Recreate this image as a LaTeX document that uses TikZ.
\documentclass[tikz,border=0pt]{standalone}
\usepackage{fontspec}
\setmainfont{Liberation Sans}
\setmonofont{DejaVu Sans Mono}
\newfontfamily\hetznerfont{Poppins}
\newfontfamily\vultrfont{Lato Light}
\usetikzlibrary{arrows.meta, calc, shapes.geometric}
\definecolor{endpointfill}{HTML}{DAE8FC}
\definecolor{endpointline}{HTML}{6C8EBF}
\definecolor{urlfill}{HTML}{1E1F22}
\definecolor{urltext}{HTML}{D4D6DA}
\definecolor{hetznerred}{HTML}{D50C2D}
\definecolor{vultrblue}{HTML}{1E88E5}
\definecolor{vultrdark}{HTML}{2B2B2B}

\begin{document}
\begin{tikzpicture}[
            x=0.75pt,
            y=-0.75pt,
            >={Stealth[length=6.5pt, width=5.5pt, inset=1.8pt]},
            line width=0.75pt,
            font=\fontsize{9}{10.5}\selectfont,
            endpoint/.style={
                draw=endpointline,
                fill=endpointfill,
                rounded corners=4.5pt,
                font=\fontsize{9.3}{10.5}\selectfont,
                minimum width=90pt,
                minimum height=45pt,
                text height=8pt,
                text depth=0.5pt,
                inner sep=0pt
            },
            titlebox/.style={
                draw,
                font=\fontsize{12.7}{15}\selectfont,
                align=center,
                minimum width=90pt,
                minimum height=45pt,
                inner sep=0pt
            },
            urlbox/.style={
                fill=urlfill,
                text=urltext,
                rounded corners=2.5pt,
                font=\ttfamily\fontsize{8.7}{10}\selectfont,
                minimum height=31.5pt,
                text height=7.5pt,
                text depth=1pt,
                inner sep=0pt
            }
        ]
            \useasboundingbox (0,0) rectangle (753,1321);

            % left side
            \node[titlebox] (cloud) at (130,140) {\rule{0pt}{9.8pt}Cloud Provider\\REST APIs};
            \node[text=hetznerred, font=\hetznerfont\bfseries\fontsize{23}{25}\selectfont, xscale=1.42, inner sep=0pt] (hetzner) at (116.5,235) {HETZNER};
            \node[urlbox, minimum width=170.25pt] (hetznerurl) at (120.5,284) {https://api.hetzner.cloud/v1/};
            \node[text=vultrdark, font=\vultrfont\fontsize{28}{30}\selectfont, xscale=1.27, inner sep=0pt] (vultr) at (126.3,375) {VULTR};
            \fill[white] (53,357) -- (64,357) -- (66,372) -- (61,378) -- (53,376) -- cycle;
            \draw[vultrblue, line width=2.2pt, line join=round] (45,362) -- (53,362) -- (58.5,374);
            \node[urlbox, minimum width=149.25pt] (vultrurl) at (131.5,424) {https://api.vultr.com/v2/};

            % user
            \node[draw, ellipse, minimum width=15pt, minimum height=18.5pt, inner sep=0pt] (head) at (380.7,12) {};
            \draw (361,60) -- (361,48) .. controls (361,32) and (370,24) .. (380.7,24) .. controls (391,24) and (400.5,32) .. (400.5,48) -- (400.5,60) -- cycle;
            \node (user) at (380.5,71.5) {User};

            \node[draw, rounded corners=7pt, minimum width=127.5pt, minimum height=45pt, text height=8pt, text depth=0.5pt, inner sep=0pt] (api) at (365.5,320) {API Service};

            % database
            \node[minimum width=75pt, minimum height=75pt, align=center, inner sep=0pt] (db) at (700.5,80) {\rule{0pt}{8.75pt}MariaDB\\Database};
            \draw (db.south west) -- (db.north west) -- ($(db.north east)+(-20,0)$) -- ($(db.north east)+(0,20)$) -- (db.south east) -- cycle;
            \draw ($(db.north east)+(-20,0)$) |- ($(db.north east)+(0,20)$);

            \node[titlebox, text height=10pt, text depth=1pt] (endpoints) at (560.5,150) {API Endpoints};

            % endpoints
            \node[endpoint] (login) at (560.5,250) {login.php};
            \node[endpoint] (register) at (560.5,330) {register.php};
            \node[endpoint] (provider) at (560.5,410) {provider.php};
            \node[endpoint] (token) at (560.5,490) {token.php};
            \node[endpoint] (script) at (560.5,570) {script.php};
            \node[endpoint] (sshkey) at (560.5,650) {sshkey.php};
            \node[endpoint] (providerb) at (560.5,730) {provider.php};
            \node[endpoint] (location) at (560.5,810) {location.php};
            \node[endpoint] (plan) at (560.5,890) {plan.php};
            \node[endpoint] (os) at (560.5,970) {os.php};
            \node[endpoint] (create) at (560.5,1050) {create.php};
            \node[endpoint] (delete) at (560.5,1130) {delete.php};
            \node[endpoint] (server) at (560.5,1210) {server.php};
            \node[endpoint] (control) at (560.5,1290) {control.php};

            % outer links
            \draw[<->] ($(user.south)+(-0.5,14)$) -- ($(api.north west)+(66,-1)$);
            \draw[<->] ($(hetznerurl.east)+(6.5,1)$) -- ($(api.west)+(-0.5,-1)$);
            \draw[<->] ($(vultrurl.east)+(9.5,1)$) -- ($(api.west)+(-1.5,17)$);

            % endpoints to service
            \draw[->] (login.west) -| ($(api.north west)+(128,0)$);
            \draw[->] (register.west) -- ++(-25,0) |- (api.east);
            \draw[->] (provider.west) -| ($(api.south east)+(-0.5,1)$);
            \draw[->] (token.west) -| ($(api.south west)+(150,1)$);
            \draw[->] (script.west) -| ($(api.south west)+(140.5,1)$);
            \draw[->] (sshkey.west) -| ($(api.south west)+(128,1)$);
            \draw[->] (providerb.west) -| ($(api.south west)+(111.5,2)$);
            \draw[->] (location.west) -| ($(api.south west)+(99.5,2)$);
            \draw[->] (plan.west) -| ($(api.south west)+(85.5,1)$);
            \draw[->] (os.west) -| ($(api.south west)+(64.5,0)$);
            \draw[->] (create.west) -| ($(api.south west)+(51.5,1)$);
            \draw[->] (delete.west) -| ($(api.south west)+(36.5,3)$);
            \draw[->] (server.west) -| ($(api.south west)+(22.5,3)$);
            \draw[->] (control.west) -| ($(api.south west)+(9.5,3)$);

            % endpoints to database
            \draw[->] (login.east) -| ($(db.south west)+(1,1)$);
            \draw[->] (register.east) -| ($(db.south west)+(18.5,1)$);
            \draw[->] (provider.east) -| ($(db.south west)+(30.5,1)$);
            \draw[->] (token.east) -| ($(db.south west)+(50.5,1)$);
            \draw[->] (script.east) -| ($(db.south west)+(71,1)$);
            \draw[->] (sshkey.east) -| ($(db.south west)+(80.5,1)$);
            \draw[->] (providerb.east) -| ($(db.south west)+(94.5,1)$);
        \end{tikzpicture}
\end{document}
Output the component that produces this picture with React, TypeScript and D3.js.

■ Aim
Set down all of the records shown above once more, exactly.

■ Final answer
Recreate this image as a LaTeX document that uses TikZ.
\documentclass[tikz,border=0pt]{standalone}
\usepackage{fontspec}
\setmainfont{Liberation Sans}
\setmonofont{DejaVu Sans Mono}
\newfontfamily\hetznerfont{Poppins}
\newfontfamily\vultrfont{Lato Light}
\usetikzlibrary{arrows.meta, calc, shapes.geometric}
\definecolor{endpointfill}{HTML}{DAE8FC}
\definecolor{endpointline}{HTML}{6C8EBF}
\definecolor{urlfill}{HTML}{1E1F22}
\definecolor{urltext}{HTML}{D4D6DA}
\definecolor{hetznerred}{HTML}{D50C2D}
\definecolor{vultrblue}{HTML}{1E88E5}
\definecolor{vultrdark}{HTML}{2B2B2B}

\begin{document}
\begin{tikzpicture}[
            x=0.75pt,
            y=-0.75pt,
            >={Stealth[length=6.5pt, width=5.5pt, inset=1.8pt]},
            line width=0.75pt,
            font=\fontsize{9}{10.5}\selectfont,
            endpoint/.style={
                draw=endpointline,
                fill=endpointfill,
                rounded corners=4.5pt,
                font=\fontsize{9.3}{10.5}\selectfont,
                minimum width=90pt,
                minimum height=45pt,
                text height=8pt,
                text depth=0.5pt,
                inner sep=0pt
            },
            titlebox/.style={
                draw,
                font=\fontsize{12.7}{15}\selectfont,
                align=center,
                minimum width=90pt,
                minimum height=45pt,
                inner sep=0pt
            },
            urlbox/.style={
                fill=urlfill,
                text=urltext,
                rounded corners=2.5pt,
                font=\ttfamily\fontsize{8.7}{10}\selectfont,
                minimum height=31.5pt,
                text height=7.5pt,
                text depth=1pt,
                inner sep=0pt
            }
        ]
            \useasboundingbox (0,0) rectangle (753,1321);

            % left side
            \node[titlebox] (cloud) at (130,140) {\rule{0pt}{9.8pt}Cloud Provider\\REST APIs};
            \node[text=hetznerred, font=\hetznerfont\bfseries\fontsize{23}{25}\selectfont, xscale=1.42, inner sep=0pt] (hetzner) at (116.5,235) {HETZNER};
            \node[urlbox, minimum width=170.25pt] (hetznerurl) at (120.5,284) {https://api.hetzner.cloud/v1/};
            \node[text=vultrdark, font=\vultrfont\fontsize{28}{30}\selectfont, xscale=1.27, inner sep=0pt] (vultr) at (126.3,375) {VULTR};
            \fill[white] (53,357) -- (64,357) -- (66,372) -- (61,378) -- (53,376) -- cycle;
            \draw[vultrblue, line width=2.2pt, line join=round] (45,362) -- (53,362) -- (58.5,374);
            \node[urlbox, minimum width=149.25pt] (vultrurl) at (131.5,424) {https://api.vultr.com/v2/};

            % user
            \node[draw, ellipse, minimum width=15pt, minimum height=18.5pt, inner sep=0pt] (head) at (380.7,12) {};
            \draw (361,60) -- (361,48) .. controls (361,32) and (370,24) .. (380.7,24) .. controls (391,24) and (400.5,32) .. (400.5,48) -- (400.5,60) -- cycle;
            \node (user) at (380.5,71.5) {User};

            \node[draw, rounded corners=7pt, minimum width=127.5pt, minimum height=45pt, text height=8pt, text depth=0.5pt, inner sep=0pt] (api) at (365.5,320) {API Service};

            % database
            \node[minimum width=75pt, minimum height=75pt, align=center, inner sep=0pt] (db) at (700.5,80) {\rule{0pt}{8.75pt}MariaDB\\Database};
            \draw (db.south west) -- (db.north west) -- ($(db.north east)+(-20,0)$) -- ($(db.north east)+(0,20)$) -- (db.south east) -- cycle;
            \draw ($(db.north east)+(-20,0)$) |- ($(db.north east)+(0,20)$);

            \node[titlebox, text height=10pt, text depth=1pt] (endpoints) at (560.5,150) {API Endpoints};

            % endpoints
            \node[endpoint] (login) at (560.5,250) {login.php};
            \node[endpoint] (register) at (560.5,330) {register.php};
            \node[endpoint] (provider) at (560.5,410) {provider.php};
            \node[endpoint] (token) at (560.5,490) {token.php};
            \node[endpoint] (script) at (560.5,570) {script.php};
            \node[endpoint] (sshkey) at (560.5,650) {sshkey.php};
            \node[endpoint] (providerb) at (560.5,730) {provider.php};
            \node[endpoint] (location) at (560.5,810) {location.php};
            \node[endpoint] (plan) at (560.5,890) {plan.php};
            \node[endpoint] (os) at (560.5,970) {os.php};
            \node[endpoint] (create) at (560.5,1050) {create.php};
            \node[endpoint] (delete) at (560.5,1130) {delete.php};
            \node[endpoint] (server) at (560.5,1210) {server.php};
            \node[endpoint] (control) at (560.5,1290) {control.php};

            % outer links
            \draw[<->] ($(user.south)+(-0.5,14)$) -- ($(api.north west)+(66,-1)$);
            \draw[<->] ($(hetznerurl.east)+(6.5,1)$) -- ($(api.west)+(-0.5,-1)$);
            \draw[<->] ($(vultrurl.east)+(9.5,1)$) -- ($(api.west)+(-1.5,17)$);

            % endpoints to service
            \draw[->] (login.west) -| ($(api.north west)+(128,0)$);
            \draw[->] (register.west) -- ++(-25,0) |- (api.east);
            \draw[->] (provider.west) -| ($(api.south east)+(-0.5,1)$);
            \draw[->] (token.west) -| ($(api.south west)+(150,1)$);
            \draw[->] (script.west) -| ($(api.south west)+(140.5,1)$);
            \draw[->] (sshkey.west) -| ($(api.south west)+(128,1)$);
            \draw[->] (providerb.west) -| ($(api.south west)+(111.5,2)$);
            \draw[->] (location.west) -| ($(api.south west)+(99.5,2)$);
            \draw[->] (plan.west) -| ($(api.south west)+(85.5,1)$);
            \draw[->] (os.west) -| ($(api.south west)+(64.5,0)$);
            \draw[->] (create.west) -| ($(api.south west)+(51.5,1)$);
            \draw[->] (delete.west) -| ($(api.south west)+(36.5,3)$);
            \draw[->] (server.west) -| ($(api.south west)+(22.5,3)$);
            \draw[->] (control.west) -| ($(api.south west)+(9.5,3)$);

            % endpoints to database
            \draw[->] (login.east) -| ($(db.south west)+(1,1)$);
            \draw[->] (register.east) -| ($(db.south west)+(18.5,1)$);
            \draw[->] (provider.east) -| ($(db.south west)+(30.5,1)$);
            \draw[->] (token.east) -| ($(db.south west)+(50.5,1)$);
            \draw[->] (script.east) -| ($(db.south west)+(71,1)$);
            \draw[->] (sshkey.east) -| ($(db.south west)+(80.5,1)$);
            \draw[->] (providerb.east) -| ($(db.south west)+(94.5,1)$);
        \end{tikzpicture}
\end{document}
Output the component that produces this picture with React, TypeScript and D3.js.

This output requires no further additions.